Özellikle Anadolu’da henüz kurumsal dönüşümünü tamamlamamış birçok şirket var. Bu şirketlerin dönüşümde hızlanması için neler yapılması gerekiyor?
IFS olarak biz genel anlamda sektörel bilinçlendirmeye ve uzmanlığa çok önem veriyoruz. Bunun için Covid-19 döneminde başlattığımız ve şu anda da sürdürdüğümüz birçok ücretsiz webinar gerçekleştirdik.

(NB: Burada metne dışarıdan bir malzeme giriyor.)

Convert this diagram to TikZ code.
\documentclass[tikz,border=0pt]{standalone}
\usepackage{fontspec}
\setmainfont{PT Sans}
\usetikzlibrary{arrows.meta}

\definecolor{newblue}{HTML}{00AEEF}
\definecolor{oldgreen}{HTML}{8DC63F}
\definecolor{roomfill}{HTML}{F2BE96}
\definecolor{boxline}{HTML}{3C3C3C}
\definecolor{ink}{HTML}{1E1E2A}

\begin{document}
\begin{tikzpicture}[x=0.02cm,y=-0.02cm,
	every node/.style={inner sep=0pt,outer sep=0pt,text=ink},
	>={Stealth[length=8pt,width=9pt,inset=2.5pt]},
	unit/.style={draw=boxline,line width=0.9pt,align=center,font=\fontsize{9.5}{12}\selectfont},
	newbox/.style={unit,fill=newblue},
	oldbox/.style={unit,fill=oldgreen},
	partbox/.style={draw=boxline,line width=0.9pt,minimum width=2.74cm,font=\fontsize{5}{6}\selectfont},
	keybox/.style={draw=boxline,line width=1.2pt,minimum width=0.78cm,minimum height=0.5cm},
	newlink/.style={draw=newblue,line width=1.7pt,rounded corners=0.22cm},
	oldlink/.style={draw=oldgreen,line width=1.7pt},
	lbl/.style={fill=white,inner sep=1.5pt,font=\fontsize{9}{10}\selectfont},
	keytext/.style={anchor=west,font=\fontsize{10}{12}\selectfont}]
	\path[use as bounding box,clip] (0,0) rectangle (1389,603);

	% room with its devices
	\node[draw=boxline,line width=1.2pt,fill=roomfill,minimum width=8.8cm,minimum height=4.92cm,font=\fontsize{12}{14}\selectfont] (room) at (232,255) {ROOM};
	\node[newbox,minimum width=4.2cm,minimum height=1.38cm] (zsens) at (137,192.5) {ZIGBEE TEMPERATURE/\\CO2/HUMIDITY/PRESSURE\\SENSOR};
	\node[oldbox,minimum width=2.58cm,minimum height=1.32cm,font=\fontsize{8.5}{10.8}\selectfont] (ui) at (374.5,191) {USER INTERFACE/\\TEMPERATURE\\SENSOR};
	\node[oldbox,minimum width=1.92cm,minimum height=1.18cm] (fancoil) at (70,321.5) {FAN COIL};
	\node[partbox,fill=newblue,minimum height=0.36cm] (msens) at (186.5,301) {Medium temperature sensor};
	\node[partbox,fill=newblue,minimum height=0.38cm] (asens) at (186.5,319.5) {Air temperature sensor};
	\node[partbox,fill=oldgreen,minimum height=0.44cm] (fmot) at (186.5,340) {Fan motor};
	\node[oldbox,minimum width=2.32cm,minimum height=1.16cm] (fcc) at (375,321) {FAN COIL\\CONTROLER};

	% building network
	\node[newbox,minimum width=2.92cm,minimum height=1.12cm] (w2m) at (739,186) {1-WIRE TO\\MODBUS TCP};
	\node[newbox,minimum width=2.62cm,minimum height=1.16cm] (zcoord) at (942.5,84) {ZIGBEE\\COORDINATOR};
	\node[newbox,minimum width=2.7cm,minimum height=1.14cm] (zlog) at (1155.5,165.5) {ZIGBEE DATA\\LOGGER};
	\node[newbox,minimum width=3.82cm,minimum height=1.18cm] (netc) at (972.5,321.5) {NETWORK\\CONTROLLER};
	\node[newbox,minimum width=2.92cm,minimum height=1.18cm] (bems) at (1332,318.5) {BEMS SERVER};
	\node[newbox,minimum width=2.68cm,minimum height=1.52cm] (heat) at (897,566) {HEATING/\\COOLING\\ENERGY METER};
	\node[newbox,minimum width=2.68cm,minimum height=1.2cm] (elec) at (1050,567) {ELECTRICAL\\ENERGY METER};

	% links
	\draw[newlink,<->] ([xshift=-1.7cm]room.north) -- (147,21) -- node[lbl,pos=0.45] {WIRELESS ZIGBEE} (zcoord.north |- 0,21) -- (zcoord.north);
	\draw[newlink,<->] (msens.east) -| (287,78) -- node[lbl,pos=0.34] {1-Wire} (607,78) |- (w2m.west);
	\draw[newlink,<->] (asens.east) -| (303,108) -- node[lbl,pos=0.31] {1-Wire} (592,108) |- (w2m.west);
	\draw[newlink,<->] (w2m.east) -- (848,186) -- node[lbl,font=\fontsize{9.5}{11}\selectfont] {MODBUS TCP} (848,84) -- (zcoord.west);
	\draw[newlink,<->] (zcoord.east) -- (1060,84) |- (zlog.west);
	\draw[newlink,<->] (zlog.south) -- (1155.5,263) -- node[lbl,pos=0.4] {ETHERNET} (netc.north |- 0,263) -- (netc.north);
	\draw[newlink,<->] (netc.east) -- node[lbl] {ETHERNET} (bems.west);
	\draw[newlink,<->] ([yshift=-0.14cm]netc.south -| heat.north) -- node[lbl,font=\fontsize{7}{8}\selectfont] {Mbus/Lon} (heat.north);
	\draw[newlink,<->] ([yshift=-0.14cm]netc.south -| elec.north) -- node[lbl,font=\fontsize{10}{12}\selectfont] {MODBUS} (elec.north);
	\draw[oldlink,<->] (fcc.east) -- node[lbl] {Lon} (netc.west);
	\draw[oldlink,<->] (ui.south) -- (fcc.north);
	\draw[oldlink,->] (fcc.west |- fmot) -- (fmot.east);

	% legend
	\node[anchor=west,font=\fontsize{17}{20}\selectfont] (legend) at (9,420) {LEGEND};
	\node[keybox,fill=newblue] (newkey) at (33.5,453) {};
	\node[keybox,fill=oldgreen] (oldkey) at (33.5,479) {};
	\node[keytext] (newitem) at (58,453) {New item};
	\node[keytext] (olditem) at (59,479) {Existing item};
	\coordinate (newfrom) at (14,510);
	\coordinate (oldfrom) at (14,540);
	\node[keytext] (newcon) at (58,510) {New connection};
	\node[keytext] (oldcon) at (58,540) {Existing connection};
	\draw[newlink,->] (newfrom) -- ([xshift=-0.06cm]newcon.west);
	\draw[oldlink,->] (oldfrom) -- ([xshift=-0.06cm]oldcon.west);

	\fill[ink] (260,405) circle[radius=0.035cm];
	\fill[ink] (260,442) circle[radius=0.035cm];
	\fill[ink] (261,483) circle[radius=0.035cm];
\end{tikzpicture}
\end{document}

Öte yandan, şirketlerin Anadolu şirketleri ve diğer şirketler olarak ayrılmasının doğru olduğunu düşünmüyorum. Her şirketin ihtiyacı, yaşadığı zorluklar, sahip olduğu kaynakları, büyüklüğü birbirinden farklıdır. Daha büyük ölçekten bakıldığında ise endüstrilerin ihtiyaç ve zorlukları kendi içinde benzerdir. Bu noktada endüstri uzmanlığı ile yaklaşarak müşterileri anlayıp onların ihtiyaçlarını gidermek çok kritik bir noktadır. Şirketlerin temel işlerini, onları diğerlerinden ayıran farklılıklarını iyi anlamak gerekiyor. Ancak ondan sonra o şirkete fayda sağlayabilirsiniz. Jenerik çözümler şirketlere vakit ve kaynak kaybettirir. Uzmanlıkla yürütülen projelerde ise şirketin hangi departmanının neye ihtiyaç duyduğu, hangisinin öncelikli olduğu, temel sorunların nasıl çözülebileceği gibi konular gündemde olacağı için daha verimli ve geri dönüşü yüksek projeler yapılır. Bugün en önemli konu uzmanlıktır. Genel geçer çözümler ve hizmetler şirketlerin ihtiyaç duyduğu faydayı sağlayamıyorlar.